La otra opción es dimitir de todos los cargos y sumarse a las manifestaciones, donde al menos estaremos "entre los nuestros", protegiendo nuestro prestigio izquierdista y nuestra "superioridad moral".
En el mundo común, estrecho y ajeno, los problemas se multiplican y se agigantan: nueva confrontación entre potencias, nueva carrera armamentística, retrocesos democráticos en el corazón mismo del imperio estadounidense, cambio climático, crisis energética.
En este contexto la OTAN, lo sabemos, forma parte de los problemas y no de la solución.
Pero la cuestión no es la OTAN.
Los problemas crecen, digamos, en racimo y no se pueden retirar, por tanto, uva a uva o grano a grano.
No a la OTAN, no al imperialismo, no al capitalismo, ¿y sí a qué?
Una de las paradojas de los mundos difíciles es que en ellos las soluciones son al mismo tiempo problemas agravados, de tal manera que no podemos, por decirlo así, salvar un país sin amenazar al mundo.
Por eso pensar "qué podemos hacer con la OTAN" exige pensar también "cómo podemos ayudar a Ucrania" y "cómo podemos frenar a la Rusia imperialista sin dejarla fuera de la seguridad continental" y "qué podemos hacer con una China que no es una amenaza para Europa" y "qué podemos hacer con Turquía y con Arabia Saudí", y "cómo podemos defender ahí -y no en nuestra cabeza- la democracia y los DDHH", aceptando que ya no existe ese mundo añorado por cierta izquierda en el que los EEUU eran omnipotentes, la gente estúpida y nosotros moralmente superiores.

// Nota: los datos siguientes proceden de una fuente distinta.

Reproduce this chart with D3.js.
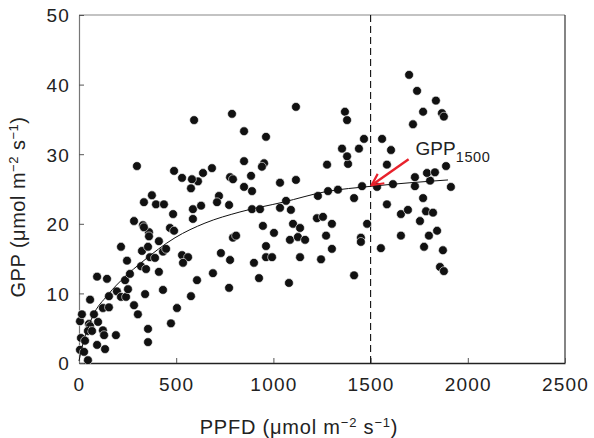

Es la nostalgia del mundo bipolar y del mundo unipolar, mucho más estables e ideológicamente claros, la que de algún modo está entregando hoy Ucrania a Rusia y Europa a la OTAN.
Ese mundo no existe.
En éste, astillado y despiadado, necesitamos más inteligencia, más poder y alguna propuesta pacificadora concreta que mucha gente -mucha- pueda comprender, aceptar y defender.